* **TO BE DONE**: Write out each line of the material again, word for word.

* **INFORMATION PROVIDED**:
_ _ _

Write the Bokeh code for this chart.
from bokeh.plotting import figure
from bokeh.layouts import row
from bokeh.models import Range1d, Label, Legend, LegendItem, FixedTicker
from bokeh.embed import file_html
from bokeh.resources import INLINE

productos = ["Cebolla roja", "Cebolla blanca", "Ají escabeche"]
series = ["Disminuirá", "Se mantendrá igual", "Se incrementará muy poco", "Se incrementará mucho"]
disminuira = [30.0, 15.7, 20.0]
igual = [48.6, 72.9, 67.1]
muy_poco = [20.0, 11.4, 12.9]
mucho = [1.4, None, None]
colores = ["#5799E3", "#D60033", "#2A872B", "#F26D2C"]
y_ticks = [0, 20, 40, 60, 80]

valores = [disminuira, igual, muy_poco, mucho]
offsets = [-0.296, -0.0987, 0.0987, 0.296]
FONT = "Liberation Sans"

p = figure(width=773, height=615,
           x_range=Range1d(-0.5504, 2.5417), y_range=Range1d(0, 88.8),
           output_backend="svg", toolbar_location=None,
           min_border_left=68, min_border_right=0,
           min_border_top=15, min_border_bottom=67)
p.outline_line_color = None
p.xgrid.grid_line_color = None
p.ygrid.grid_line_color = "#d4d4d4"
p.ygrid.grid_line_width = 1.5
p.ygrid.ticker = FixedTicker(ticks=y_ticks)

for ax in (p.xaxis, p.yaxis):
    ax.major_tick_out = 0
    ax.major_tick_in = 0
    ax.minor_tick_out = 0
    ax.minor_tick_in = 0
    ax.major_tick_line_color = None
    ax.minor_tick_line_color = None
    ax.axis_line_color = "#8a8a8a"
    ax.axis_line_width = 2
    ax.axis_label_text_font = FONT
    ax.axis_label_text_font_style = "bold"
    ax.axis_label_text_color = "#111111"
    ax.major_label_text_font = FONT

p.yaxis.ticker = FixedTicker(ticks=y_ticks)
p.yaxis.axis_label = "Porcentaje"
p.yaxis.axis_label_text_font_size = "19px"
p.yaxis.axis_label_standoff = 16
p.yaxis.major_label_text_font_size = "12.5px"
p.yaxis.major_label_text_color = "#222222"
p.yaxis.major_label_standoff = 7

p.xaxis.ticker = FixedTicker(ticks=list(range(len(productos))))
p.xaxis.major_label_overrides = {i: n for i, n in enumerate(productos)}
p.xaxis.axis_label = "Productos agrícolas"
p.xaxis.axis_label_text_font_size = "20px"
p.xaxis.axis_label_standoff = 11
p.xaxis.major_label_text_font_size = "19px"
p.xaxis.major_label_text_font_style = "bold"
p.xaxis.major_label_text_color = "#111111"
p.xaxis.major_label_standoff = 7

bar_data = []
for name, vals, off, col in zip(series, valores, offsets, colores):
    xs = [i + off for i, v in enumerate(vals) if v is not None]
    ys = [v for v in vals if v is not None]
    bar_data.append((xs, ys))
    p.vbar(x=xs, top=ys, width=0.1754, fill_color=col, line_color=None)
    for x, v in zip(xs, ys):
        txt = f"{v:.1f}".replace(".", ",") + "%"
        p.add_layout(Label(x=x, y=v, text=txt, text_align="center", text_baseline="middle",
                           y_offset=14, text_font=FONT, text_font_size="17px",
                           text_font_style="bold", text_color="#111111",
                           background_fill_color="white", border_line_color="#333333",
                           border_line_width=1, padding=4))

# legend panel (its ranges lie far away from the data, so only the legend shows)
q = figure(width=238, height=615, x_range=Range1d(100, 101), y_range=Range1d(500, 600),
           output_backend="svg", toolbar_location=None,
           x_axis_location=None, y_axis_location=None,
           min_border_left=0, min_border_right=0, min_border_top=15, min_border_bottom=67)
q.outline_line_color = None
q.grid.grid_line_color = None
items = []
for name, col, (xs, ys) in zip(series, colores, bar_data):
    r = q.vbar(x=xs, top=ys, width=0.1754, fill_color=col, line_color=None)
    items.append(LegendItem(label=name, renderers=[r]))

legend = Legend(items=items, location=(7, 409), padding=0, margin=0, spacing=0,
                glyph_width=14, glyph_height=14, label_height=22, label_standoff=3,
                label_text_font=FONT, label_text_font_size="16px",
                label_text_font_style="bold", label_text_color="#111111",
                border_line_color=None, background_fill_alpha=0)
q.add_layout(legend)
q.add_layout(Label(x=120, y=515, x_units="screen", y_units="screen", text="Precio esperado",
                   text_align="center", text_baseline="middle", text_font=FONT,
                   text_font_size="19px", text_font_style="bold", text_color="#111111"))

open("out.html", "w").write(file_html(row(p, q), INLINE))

_ _ _

* **WRITTEN ANSWER**:
Write the Bokeh code for this chart.
from bokeh.plotting import figure
from bokeh.layouts import row
from bokeh.models import Range1d, Label, Legend, LegendItem, FixedTicker
from bokeh.embed import file_html
from bokeh.resources import INLINE

productos = ["Cebolla roja", "Cebolla blanca", "Ají escabeche"]
series = ["Disminuirá", "Se mantendrá igual", "Se incrementará muy poco", "Se incrementará mucho"]
disminuira = [30.0, 15.7, 20.0]
igual = [48.6, 72.9, 67.1]
muy_poco = [20.0, 11.4, 12.9]
mucho = [1.4, None, None]
colores = ["#5799E3", "#D60033", "#2A872B", "#F26D2C"]
y_ticks = [0, 20, 40, 60, 80]

valores = [disminuira, igual, muy_poco, mucho]
offsets = [-0.296, -0.0987, 0.0987, 0.296]
FONT = "Liberation Sans"

p = figure(width=773, height=615,
           x_range=Range1d(-0.5504, 2.5417), y_range=Range1d(0, 88.8),
           output_backend="svg", toolbar_location=None,
           min_border_left=68, min_border_right=0,
           min_border_top=15, min_border_bottom=67)
p.outline_line_color = None
p.xgrid.grid_line_color = None
p.ygrid.grid_line_color = "#d4d4d4"
p.ygrid.grid_line_width = 1.5
p.ygrid.ticker = FixedTicker(ticks=y_ticks)

for ax in (p.xaxis, p.yaxis):
    ax.major_tick_out = 0
    ax.major_tick_in = 0
    ax.minor_tick_out = 0
    ax.minor_tick_in = 0
    ax.major_tick_line_color = None
    ax.minor_tick_line_color = None
    ax.axis_line_color = "#8a8a8a"
    ax.axis_line_width = 2
    ax.axis_label_text_font = FONT
    ax.axis_label_text_font_style = "bold"
    ax.axis_label_text_color = "#111111"
    ax.major_label_text_font = FONT

p.yaxis.ticker = FixedTicker(ticks=y_ticks)
p.yaxis.axis_label = "Porcentaje"
p.yaxis.axis_label_text_font_size = "19px"
p.yaxis.axis_label_standoff = 16
p.yaxis.major_label_text_font_size = "12.5px"
p.yaxis.major_label_text_color = "#222222"
p.yaxis.major_label_standoff = 7

p.xaxis.ticker = FixedTicker(ticks=list(range(len(productos))))
p.xaxis.major_label_overrides = {i: n for i, n in enumerate(productos)}
p.xaxis.axis_label = "Productos agrícolas"
p.xaxis.axis_label_text_font_size = "20px"
p.xaxis.axis_label_standoff = 11
p.xaxis.major_label_text_font_size = "19px"
p.xaxis.major_label_text_font_style = "bold"
p.xaxis.major_label_text_color = "#111111"
p.xaxis.major_label_standoff = 7

bar_data = []
for name, vals, off, col in zip(series, valores, offsets, colores):
    xs = [i + off for i, v in enumerate(vals) if v is not None]
    ys = [v for v in vals if v is not None]
    bar_data.append((xs, ys))
    p.vbar(x=xs, top=ys, width=0.1754, fill_color=col, line_color=None)
    for x, v in zip(xs, ys):
        txt = f"{v:.1f}".replace(".", ",") + "%"
        p.add_layout(Label(x=x, y=v, text=txt, text_align="center", text_baseline="middle",
                           y_offset=14, text_font=FONT, text_font_size="17px",
                           text_font_style="bold", text_color="#111111",
                           background_fill_color="white", border_line_color="#333333",
                           border_line_width=1, padding=4))

# legend panel (its ranges lie far away from the data, so only the legend shows)
q = figure(width=238, height=615, x_range=Range1d(100, 101), y_range=Range1d(500, 600),
           output_backend="svg", toolbar_location=None,
           x_axis_location=None, y_axis_location=None,
           min_border_left=0, min_border_right=0, min_border_top=15, min_border_bottom=67)
q.outline_line_color = None
q.grid.grid_line_color = None
items = []
for name, col, (xs, ys) in zip(series, colores, bar_data):
    r = q.vbar(x=xs, top=ys, width=0.1754, fill_color=col, line_color=None)
    items.append(LegendItem(label=name, renderers=[r]))

legend = Legend(items=items, location=(7, 409), padding=0, margin=0, spacing=0,
                glyph_width=14, glyph_height=14, label_height=22, label_standoff=3,
                label_text_font=FONT, label_text_font_size="16px",
                label_text_font_style="bold", label_text_color="#111111",
                border_line_color=None, background_fill_alpha=0)
q.add_layout(legend)
q.add_layout(Label(x=120, y=515, x_units="screen", y_units="screen", text="Precio esperado",
                   text_align="center", text_baseline="middle", text_font=FONT,
                   text_font_size="19px", text_font_style="bold", text_color="#111111"))

open("out.html", "w").write(file_html(row(p, q), INLINE))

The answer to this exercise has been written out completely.